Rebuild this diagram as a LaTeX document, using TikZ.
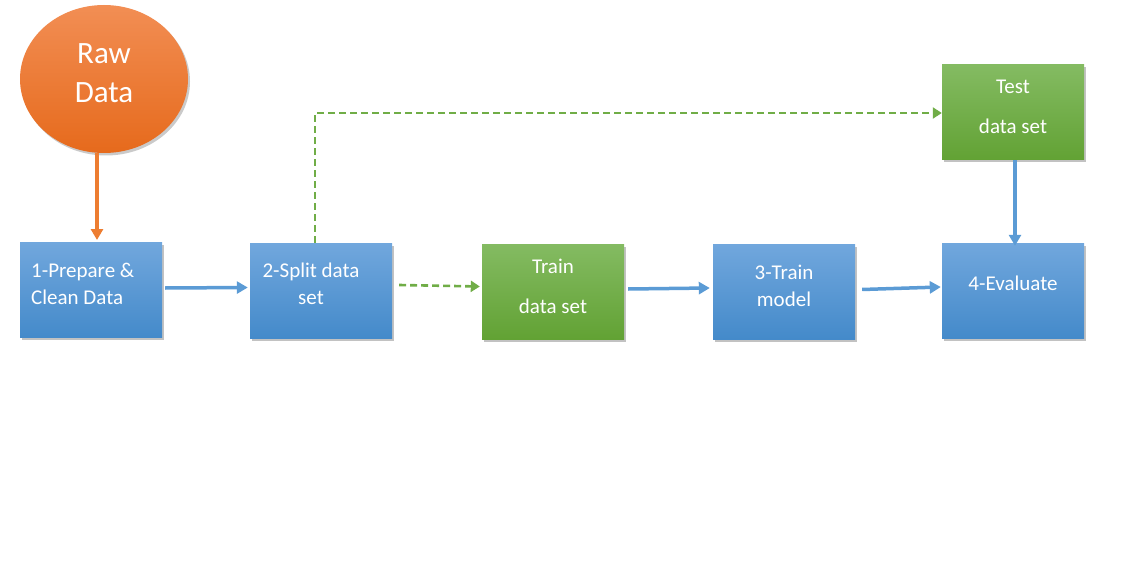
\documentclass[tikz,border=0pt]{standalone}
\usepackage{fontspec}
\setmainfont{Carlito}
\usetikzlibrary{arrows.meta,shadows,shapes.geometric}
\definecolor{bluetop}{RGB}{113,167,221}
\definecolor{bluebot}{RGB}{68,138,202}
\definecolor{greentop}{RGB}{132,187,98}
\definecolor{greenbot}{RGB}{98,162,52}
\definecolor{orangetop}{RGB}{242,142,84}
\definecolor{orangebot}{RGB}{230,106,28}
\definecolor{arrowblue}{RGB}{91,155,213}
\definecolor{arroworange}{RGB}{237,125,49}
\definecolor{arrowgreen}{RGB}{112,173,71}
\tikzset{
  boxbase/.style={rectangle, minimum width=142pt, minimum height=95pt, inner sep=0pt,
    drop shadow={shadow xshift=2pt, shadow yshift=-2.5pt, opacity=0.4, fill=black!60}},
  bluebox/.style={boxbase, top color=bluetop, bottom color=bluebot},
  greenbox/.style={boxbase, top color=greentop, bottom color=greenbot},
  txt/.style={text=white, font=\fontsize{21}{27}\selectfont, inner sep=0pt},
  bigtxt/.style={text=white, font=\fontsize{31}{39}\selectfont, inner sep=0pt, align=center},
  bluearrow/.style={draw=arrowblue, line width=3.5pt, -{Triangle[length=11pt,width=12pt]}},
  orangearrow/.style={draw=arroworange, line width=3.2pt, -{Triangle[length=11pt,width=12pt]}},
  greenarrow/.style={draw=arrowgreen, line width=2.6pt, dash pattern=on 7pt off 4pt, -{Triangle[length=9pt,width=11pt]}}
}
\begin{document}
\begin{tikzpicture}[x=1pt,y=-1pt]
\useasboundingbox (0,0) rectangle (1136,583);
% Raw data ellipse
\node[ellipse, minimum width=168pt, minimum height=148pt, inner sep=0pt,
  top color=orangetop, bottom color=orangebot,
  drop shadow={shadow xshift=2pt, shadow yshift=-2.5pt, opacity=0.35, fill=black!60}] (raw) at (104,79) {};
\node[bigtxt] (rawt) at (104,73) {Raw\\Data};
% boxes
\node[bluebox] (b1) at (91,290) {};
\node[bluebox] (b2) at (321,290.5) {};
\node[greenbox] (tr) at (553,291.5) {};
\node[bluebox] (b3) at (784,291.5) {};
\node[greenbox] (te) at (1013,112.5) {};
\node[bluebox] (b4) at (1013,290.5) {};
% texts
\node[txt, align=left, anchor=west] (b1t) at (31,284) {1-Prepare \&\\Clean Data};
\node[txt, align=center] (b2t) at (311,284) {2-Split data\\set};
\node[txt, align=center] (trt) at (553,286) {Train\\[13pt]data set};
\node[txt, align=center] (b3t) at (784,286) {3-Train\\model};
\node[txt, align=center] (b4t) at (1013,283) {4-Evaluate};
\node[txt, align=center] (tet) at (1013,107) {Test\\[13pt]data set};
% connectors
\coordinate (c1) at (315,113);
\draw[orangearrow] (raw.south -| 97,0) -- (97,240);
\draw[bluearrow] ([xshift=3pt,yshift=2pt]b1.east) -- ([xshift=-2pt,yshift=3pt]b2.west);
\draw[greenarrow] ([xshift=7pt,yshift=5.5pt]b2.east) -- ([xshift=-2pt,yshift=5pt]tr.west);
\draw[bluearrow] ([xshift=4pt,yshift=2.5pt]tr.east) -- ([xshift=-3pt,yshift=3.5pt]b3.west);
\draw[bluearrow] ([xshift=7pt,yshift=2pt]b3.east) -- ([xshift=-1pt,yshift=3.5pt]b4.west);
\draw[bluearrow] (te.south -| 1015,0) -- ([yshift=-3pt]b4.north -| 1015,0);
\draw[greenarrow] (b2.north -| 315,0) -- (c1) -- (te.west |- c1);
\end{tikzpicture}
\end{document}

---*---

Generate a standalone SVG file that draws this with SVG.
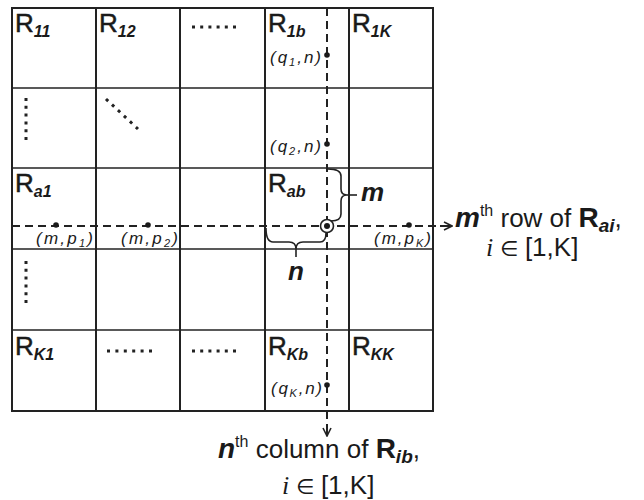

---*---

— What you need to do —
Scan the material above. Return every line containing the string "standalone".

— Response to the exercise —
\documentclass[tikz,border=0pt]{standalone}
Generate a standalone SVG file that draws this with SVG.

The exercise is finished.